Die Anständigen sitzen im selben Boot
Als wäre das alles nicht genug, wird die Geschichte auch noch komplizierter: Denn es sind natürlich nicht alle so. Es gibt sowohl saubere Politik, die keinen derartigen Einfluss auf Medien ausüben will, als auch Medien, die sich dieser Einflussnahme verwehren. Interventionsversuche, sei es durch Anruf, E-Mail, im persönlichen Gespräch oder durch die Anzeigenabteilungen, wurden in der Vergangenheit schon des Öfteren öffentlich gemacht – Inseratenkorruption ist auch deshalb so ein sensibles Thema, weil sie allen zumindest vom Hörensagen bekannt ist.
Das Problem ist aber, dass diese anständigen Player auf beiden Seiten im Gesamtbild untergehen. Denn wenn man hört, dass sich die Politik in Medien Berichterstattung kaufen kann und dass Chefredakteure privat mit politischen Akteuren chatten, kann man als durchschnittlich politisch interessierter Mensch schnell den Eindruck bekommen, dass es sich die Mächtigen richten. Darunter leiden auch jene Medien, die sich nichts zuschulden kommen lassen, und damit auch der Medienstandort Österreich.
Wie man Korruption bekämpfen kann
Lösungsansätze gibt es. Eine transparente Vergabe anhand nachvollziehbarer Kriterien könnte der Politik zumindest Grenzen setzen, wie viel Geld sie aus falscher Motivation heraus vergeben kann.

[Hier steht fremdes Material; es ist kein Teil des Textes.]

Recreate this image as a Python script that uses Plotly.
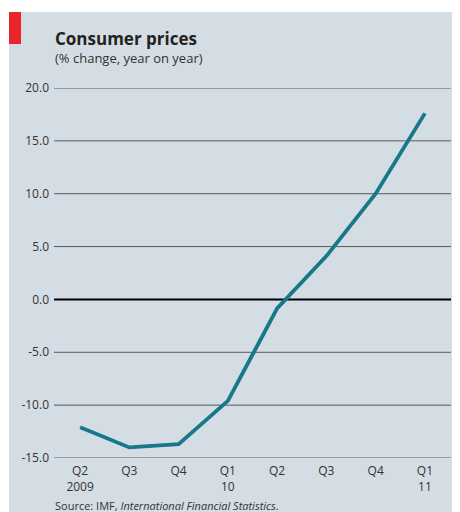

Aber auch eine neue Form der Presseförderung hätte das Potenzial, viel zu verbessern: Wenn Medien nicht mehr auf das Geld der öffentlichen Hand angewiesen wären, könnten sie leichter für ihre Unabhängigkeit einstehen.
So oder so wird es eine Lösung brauchen, mit der Medien genug Geld haben, und mit der die Politik sich einer neuen Transparenz stellen muss. Konkrete Gesetzesvorschläge dazu legt die Bundesregierung aktuell nicht vor – über die Gründe dafür kann man nur spekulieren.